Fall Faculty Reading
Ingrid Rojas Contreras, K.M. Soehnlein, Maw Shein Win
Tuesday, November 15, 7:45pm
Maraschi Room, Fromm Hall
Ingrid Rojas Contreras was born and raised in Bogotá, Colombia, and is the author of the novel Fruit of the Drunken Tree, a silver medal winner in first fiction from the California Book Awards, and a memoir, The Man Who Could Move Clouds, out this summer from Doubleday. Her essays and short stories have appeared in the New York Times Magazine, Buzzfeed, Nylon, and Guernica, among others.

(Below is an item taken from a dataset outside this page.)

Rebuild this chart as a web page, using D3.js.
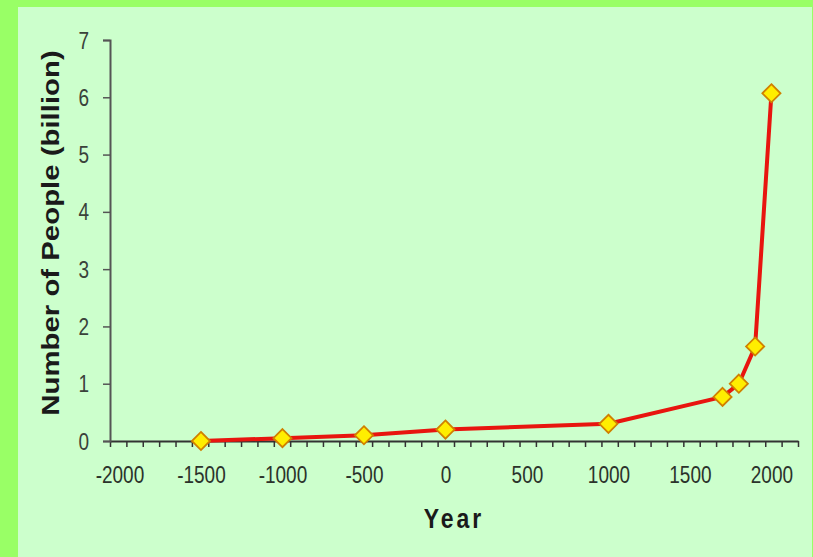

She's received numerous awards and fellowships from Bread Loaf Writer's Conference, VONA, Hedgebrook, The Camargo Foundation, and the National Association of Latino Arts and Culture.
K.M. Soehnlein is the author of the novels The World of Normal Boys, You Can Say You Knew Me When, and Robin and Ruby, along with essays and journalism in numerous publications. He is the recipient of the Lambda Literary Award, Henfield Prize, and SFFILM Rainin Grant in Screenwriting. He studied film and photography at Ithaca College and received an MFA from San Francisco State University in creative writing. Raised in New Jersey, he lived in New York City in the late ’80s and early ’90s, participating in direct action with ACT UP and cofounding Queer Nation. These years were the inspiration for his novel Army of Lovers, released on Oct. 11, 2022.
Maw Shein Win's most recent poetry book is Storage Unit for the Spirit House (Omnidawn) nominated for the Northern California Book Award in Poetry, longlisted for the PEN America Open Book Award, and shortlisted for the California Independent Booksellers Alliance's Golden Poppy Award for Poetry. Win's previous collections include Invisible Gifts (Manic D Press) and chapbooks Ruins of a glittering palace (SPA) and Score and Bone (Nomadic Press). She is the inaugural poet laureate of El Cerrito (2016-2018) and often collaborates with visual artists, musicians, and other writers. mawsheinwin.com
The Emerging Writers Festival
Co-sponsored by the English department and MFA program, the Emerging Writers Festival features two days of readings by five up-and-coming writers of fiction, poetry, and nonfiction. On the second day of the festival, the authors hold a panel discussion on their experiences navigating life as a writer and the complexities of the publishing industry.